Location
- 1750 Kresson Road Cherry Hill, Camden County, New Jersey 08003 United States
- 39°54′49″N 74°59′33″W﻿ / ﻿39.913506°N 74.992376°W

Information
- Type: Alternative public high school
- Established: 1969
- School district: Cherry Hill Public Schools
- NCES School ID: 340300000223
- Principal: Aaron Edwards
- Faculty: 8.0 FTEs
- Grades: 9th-12th
- Enrollment: 32 (as of 2023–24)
- Student to teacher ratio: 4.0:1
- Website: coles.chclc.org

= Coles High School Program =

High school in Camden County, New Jersey, US

The Coles High School Program (formerly known as Cherry Hill Alternative High School or Estelle Malberg Alternative High School) is an alternative public high school in Cherry Hill in Camden County, in the U.S. state of New Jersey, for students who need behavioral and emotional support.

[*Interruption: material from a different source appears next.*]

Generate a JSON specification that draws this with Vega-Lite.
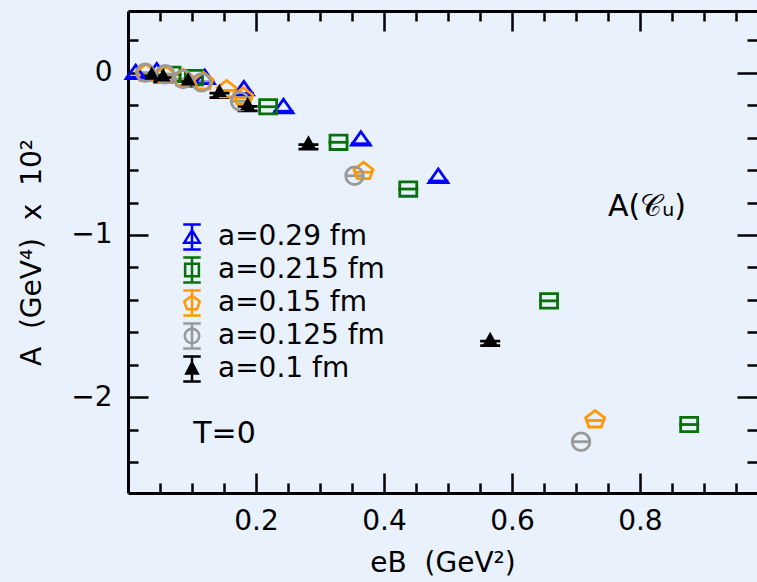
{
  "$schema": "https://vega.github.io/schema/vega-lite/v6.json",
  "width": 629,
  "height": 482,
  "autosize": {"type": "none"},
  "padding": {"left": 128, "top": 11, "right": 0, "bottom": 89},
  "background": "#e8f1fc",
  "config": {
    "view": {"stroke": null},
    "font": "DejaVu Sans",
    "axis": {"grid": false, "labelFont": "DejaVu Sans", "titleFont": "DejaVu Sans", "labelColor": "black", "titleColor": "black", "domainColor": "black", "tickColor": "black"}
  },
  "datasets": {
    "pts": [
      {"series": "a=0.29 fm", "eB": 0.012, "A": 0.0},
      {"series": "a=0.29 fm", "eB": 0.045, "A": 0.01},
      {"series": "a=0.29 fm", "eB": 0.12, "A": -0.03},
      {"series": "a=0.29 fm", "eB": 0.181, "A": -0.10},
      {"series": "a=0.29 fm", "eB": 0.243, "A": -0.21},
      {"series": "a=0.29 fm", "eB": 0.364, "A": -0.41},
      {"series": "a=0.29 fm", "eB": 0.485, "A": -0.64},
      {"series": "a=0.215 fm", "eB": 0.068, "A": -0.01},
      {"series": "a=0.215 fm", "eB": 0.103, "A": -0.03},
      {"series": "a=0.215 fm", "eB": 0.219, "A": -0.21},
      {"series": "a=0.215 fm", "eB": 0.329, "A": -0.429},
      {"series": "a=0.215 fm", "eB": 0.438, "A": -0.717},
      {"series": "a=0.215 fm", "eB": 0.658, "A": -1.406},
      {"series": "a=0.215 fm", "eB": 0.877, "A": -2.168},
      {"series": "a=0.15 fm", "eB": 0.028, "A": 0.0},
      {"series": "a=0.15 fm", "eB": 0.058, "A": -0.01},
      {"series": "a=0.15 fm", "eB": 0.086, "A": -0.03},
      {"series": "a=0.15 fm", "eB": 0.118, "A": -0.05},
      {"series": "a=0.15 fm", "eB": 0.154, "A": -0.10},
      {"series": "a=0.15 fm", "eB": 0.18, "A": -0.145},
      {"series": "a=0.15 fm", "eB": 0.368, "A": -0.604},
      {"series": "a=0.15 fm", "eB": 0.73, "A": -2.134},
      {"series": "a=0.125 fm", "eB": 0.027, "A": 0.0},
      {"series": "a=0.125 fm", "eB": 0.058, "A": -0.01},
      {"series": "a=0.125 fm", "eB": 0.086, "A": -0.04},
      {"series": "a=0.125 fm", "eB": 0.115, "A": -0.06},
      {"series": "a=0.125 fm", "eB": 0.175, "A": -0.176},
      {"series": "a=0.125 fm", "eB": 0.354, "A": -0.635},
      {"series": "a=0.125 fm", "eB": 0.708, "A": -2.274},
      {"series": "a=0.1 fm", "eB": 0.037, "A": -0.02},
      {"series": "a=0.1 fm", "eB": 0.055, "A": -0.03},
      {"series": "a=0.1 fm", "eB": 0.094, "A": -0.055},
      {"series": "a=0.1 fm", "eB": 0.143, "A": -0.126},
      {"series": "a=0.1 fm", "eB": 0.187, "A": -0.208},
      {"series": "a=0.1 fm", "eB": 0.282, "A": -0.443},
      {"series": "a=0.1 fm", "eB": 0.566, "A": -1.654}
    ],
    "notes": [
      {"label": "A(𝒞ᵤ)", "eB": 0.75, "A": -0.83},
      {"label": "T=0", "eB": 0.102, "A": -2.229}
    ]
  },
  "layer": [
    {
      "mark": {"type": "rule", "strokeDash": [13, 12], "strokeWidth": 2, "color": "black"},
      "encoding": {
        "y": {"datum": 0, "type": "quantitative", "scale": {"domain": [-2.59, 0.38], "nice": false, "zero": false}, "axis": null}
      }
    },
    {
      "data": {"name": "pts"},
      "mark": {"type": "point", "filled": false, "opacity": 1, "strokeWidth": 2.8, "size": 400},
      "encoding": {
        "x": {"field": "eB", "type": "quantitative", "scale": {"domain": [0, 0.983], "nice": false, "zero": false},
          "axis": {"orient": "bottom", "values": [0.05, 0.1, 0.15, 0.2, 0.25, 0.3, 0.35, 0.4, 0.45, 0.5, 0.55, 0.6, 0.65, 0.7, 0.75, 0.8, 0.85, 0.9, 0.95], "labels": false, "domain": false, "ticks": true, "tickWidth": 2.5, "tickSize": {"condition": {"test": "abs(datum.value*5 - round(datum.value*5)) < 0.001", "value": -20}, "value": -10}, "title": null}},
        "y": {"field": "A", "type": "quantitative", "scale": {"domain": [-2.59, 0.38], "nice": false, "zero": false},
          "axis": {"orient": "left", "values": [0.2, 0, -0.2, -0.4, -0.6, -0.8, -1, -1.2, -1.4, -1.6, -1.8, -2, -2.2, -2.4], "labels": false, "domain": false, "ticks": true, "tickWidth": 2.5, "tickSize": {"condition": {"test": "abs(datum.value - round(datum.value)) < 0.001", "value": -20}, "value": -10}, "title": null}},
        "stroke": {"field": "series", "type": "nominal", "scale": {"domain": ["a=0.29 fm", "a=0.215 fm", "a=0.15 fm", "a=0.125 fm", "a=0.1 fm"], "range": ["#0000ff", "#0a700a", "#ff9900", "#999999", "#000000"]}, "legend": null},
        "shape": {"field": "series", "type": "nominal", "scale": {"domain": ["a=0.29 fm", "a=0.215 fm", "a=0.15 fm", "a=0.125 fm", "a=0.1 fm"], "range": ["M-1,0.45H1", "M-1,0H1", "M-0.95,0.15H0.95", "M-0.9,0H0.9", "M-1,0H1M-1,0.45H1"]}, "legend": null}
      }
    },
    {
      "data": {"name": "pts"},
      "mark": {"type": "point", "filled": true, "opacity": 1, "strokeWidth": 2.8, "size": 400},
      "encoding": {
        "x": {"field": "eB", "type": "quantitative", "scale": {"domain": [0, 0.983], "nice": false, "zero": false},
          "axis": {"orient": "bottom", "values": [0.2, 0.4, 0.6, 0.8], "format": ".1f", "ticks": false, "domain": true, "domainWidth": 3, "labelFontSize": 28, "labelPadding": 14, "title": "eB\u00a0\u00a0(GeV²)", "titleFontSize": 28, "titleFontWeight": "normal", "titlePadding": 14}},
        "y": {"field": "A", "type": "quantitative", "scale": {"domain": [-2.59, 0.38], "nice": false, "zero": false},
          "axis": {"orient": "left", "values": [0, -1, -2], "format": "d", "ticks": false, "domain": true, "domainWidth": 3, "labelFontSize": 28, "labelPadding": 16, "title": "A\u00a0\u00a0(GeV⁴)\u00a0\u00a0x\u00a0\u00a010²", "titleFontSize": 28, "titleFontWeight": "normal", "titlePadding": 24}},
        "stroke": {"field": "series", "type": "nominal", "scale": {"domain": ["a=0.29 fm", "a=0.215 fm", "a=0.15 fm", "a=0.125 fm", "a=0.1 fm"], "range": ["#0000ff", "#0a700a", "#ff9900", "#999999", "#000000"]}, "legend": null},
        "fill": {"field": "series", "type": "nominal", "scale": {"domain": ["a=0.29 fm", "a=0.215 fm", "a=0.15 fm", "a=0.125 fm", "a=0.1 fm"], "range": ["transparent", "transparent", "transparent", "transparent", "#000000"]}, "legend": null},
        "shape": {"field": "series", "type": "nominal", "scale": {"domain": ["a=0.29 fm", "a=0.215 fm", "a=0.15 fm", "a=0.125 fm", "a=0.1 fm"], "range": ["M0,-0.75L0.95,0.6L-0.95,0.6Z", "M-0.85,-0.72H0.85V0.72H-0.85Z", "M0,-0.85L0.95,-0.12L0.62,0.8L-0.62,0.8L-0.95,-0.12Z", "M0.88,0A0.88,0.88 0 1,1 -0.88,0A0.88,0.88 0 1,1 0.88,0Z", "M0,-0.65L0.5,0.25L-0.5,0.25Z"]}, "legend": null}
      }
    },
    {
      "data": {"name": "pts"},
      "transform": [{"filter": "datum.eB > 5"}],
      "mark": {"type": "point", "filled": true, "opacity": 1, "strokeWidth": 2.5, "size": 625},
      "encoding": {
        "x": {"field": "eB", "type": "quantitative", "scale": {"domain": [0, 0.983], "nice": false, "zero": false},
          "axis": {"orient": "top", "values": [0.05, 0.1, 0.15, 0.2, 0.25, 0.3, 0.35, 0.4, 0.45, 0.5, 0.55, 0.6, 0.65, 0.7, 0.75, 0.8, 0.85, 0.9, 0.95], "labels": false, "domain": true, "domainWidth": 3, "ticks": true, "tickWidth": 2.5, "tickSize": {"condition": {"test": "abs(datum.value*5 - round(datum.value*5)) < 0.001", "value": -20}, "value": -10}, "title": null}},
        "y": {"field": "A", "type": "quantitative", "scale": {"domain": [-2.59, 0.38], "nice": false, "zero": false},
          "axis": {"orient": "right", "values": [0.2, 0, -0.2, -0.4, -0.6, -0.8, -1, -1.2, -1.4, -1.6, -1.8, -2, -2.2, -2.4], "labels": false, "domain": false, "ticks": true, "tickWidth": 2.5, "tickSize": {"condition": {"test": "abs(datum.value - round(datum.value)) < 0.001", "value": -20}, "value": -10}, "title": null}},
        "stroke": {"field": "series", "type": "nominal", "scale": {"domain": ["a=0.29 fm", "a=0.215 fm", "a=0.15 fm", "a=0.125 fm", "a=0.1 fm"], "range": ["#0000ff", "#0a700a", "#ff9900", "#999999", "#000000"]},
          "legend": {"orient": "none", "legendX": 50, "legendY": 212, "title": null, "labelFontSize": 28, "labelFont": "DejaVu Sans", "labelColor": "black", "labelLimit": 400, "symbolSize": 625, "symbolStrokeWidth": 2.5, "rowPadding": -3, "labelOffset": 12, "padding": 0}},
        "fill": {"field": "series", "type": "nominal", "scale": {"domain": ["a=0.29 fm", "a=0.215 fm", "a=0.15 fm", "a=0.125 fm", "a=0.1 fm"], "range": ["transparent", "transparent", "transparent", "transparent", "#000000"]},
          "legend": {"orient": "none", "legendX": 50, "legendY": 212, "title": null, "labelFontSize": 28, "labelFont": "DejaVu Sans", "labelColor": "black", "labelLimit": 400, "symbolSize": 625, "symbolStrokeWidth": 2.5, "rowPadding": -3, "labelOffset": 12, "padding": 0}},
        "shape": {"field": "series", "type": "nominal", "scale": {"domain": ["a=0.29 fm", "a=0.215 fm", "a=0.15 fm", "a=0.125 fm", "a=0.1 fm"], "range": [
            "M-0.7,-1H0.7M0,-1V1M-0.7,1H0.7M0,-0.55L0.62,0.45L-0.62,0.45Z",
            "M-0.7,-1H0.7M0,-1V1M-0.7,1H0.7M-0.55,-0.5H0.55V0.5H-0.55Z",
            "M-0.7,-1H0.7M0,-1V1M-0.7,1H0.7M0,-0.6L0.62,-0.12L0.4,0.5L-0.4,0.5L-0.62,-0.12Z",
            "M-0.7,-1H0.7M0,-1V1M-0.7,1H0.7M0.58,0A0.58,0.58 0 1,1 -0.58,0A0.58,0.58 0 1,1 0.58,0Z",
            "M-0.7,-1H0.7M0,-1V1M-0.7,1H0.7M0,-0.5L0.45,0.35L-0.45,0.35Z"]},
          "legend": {"orient": "none", "legendX": 50, "legendY": 212, "title": null, "labelFontSize": 28, "labelFont": "DejaVu Sans", "labelColor": "black", "labelLimit": 400, "symbolSize": 625, "symbolStrokeWidth": 2.5, "rowPadding": -3, "labelOffset": 12, "padding": 0}}
      }
    },
    {
      "data": {"name": "notes"},
      "mark": {"type": "text", "align": "left", "baseline": "middle", "fontSize": 30, "font": "DejaVu Sans", "color": "black"},
      "encoding": {
        "x": {"field": "eB", "type": "quantitative", "scale": {"domain": [0, 0.983], "nice": false, "zero": false}, "axis": null},
        "y": {"field": "A", "type": "quantitative", "scale": {"domain": [-2.59, 0.38], "nice": false, "zero": false}, "axis": null},
        "text": {"field": "label"}
      }
    }
  ],
  "resolve": {
    "scale": {"shape": "independent", "stroke": "independent", "fill": "independent"},
    "axis": {"x": "independent", "y": "independent"},
    "legend": {"shape": "independent", "stroke": "independent", "fill": "independent"}
  }
}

Starting in the 2024–25 school year, the Cherry Hill Alternative High School was moved from the Lewis Administration Building and renamed as the Coles High School Program, operated as a school-within-a-school at Cherry Hill High School East.

==History==
The Estelle Malberg facility was built in 1969 and was originally an early childhood center, then became an alternative high school in 1997. Malberg, as it is commonly known to most Cherry Hill residents, is also the location of the Cherry Hill Public Schools administration building, which was previously at the Rosa Administration Building (formerly Heritage Middle School until 1985 and was renamed Rosa International Middle School in 1999).

As of the 2023–24 school year, the school had an enrollment of 32 students and 8.0 classroom teachers (on an FTE basis), for a student–teacher ratio of 4.0:1. There were 11 students (34.4% of enrollment) eligible for free lunch and 1 (3.1% of students) eligible for reduced-cost lunch.

==Awards, rankings and recognition==
The school was recognized as a New Jersey School of Character in 2013 and as a National School of Character in 2014 by the Character Education Partnership.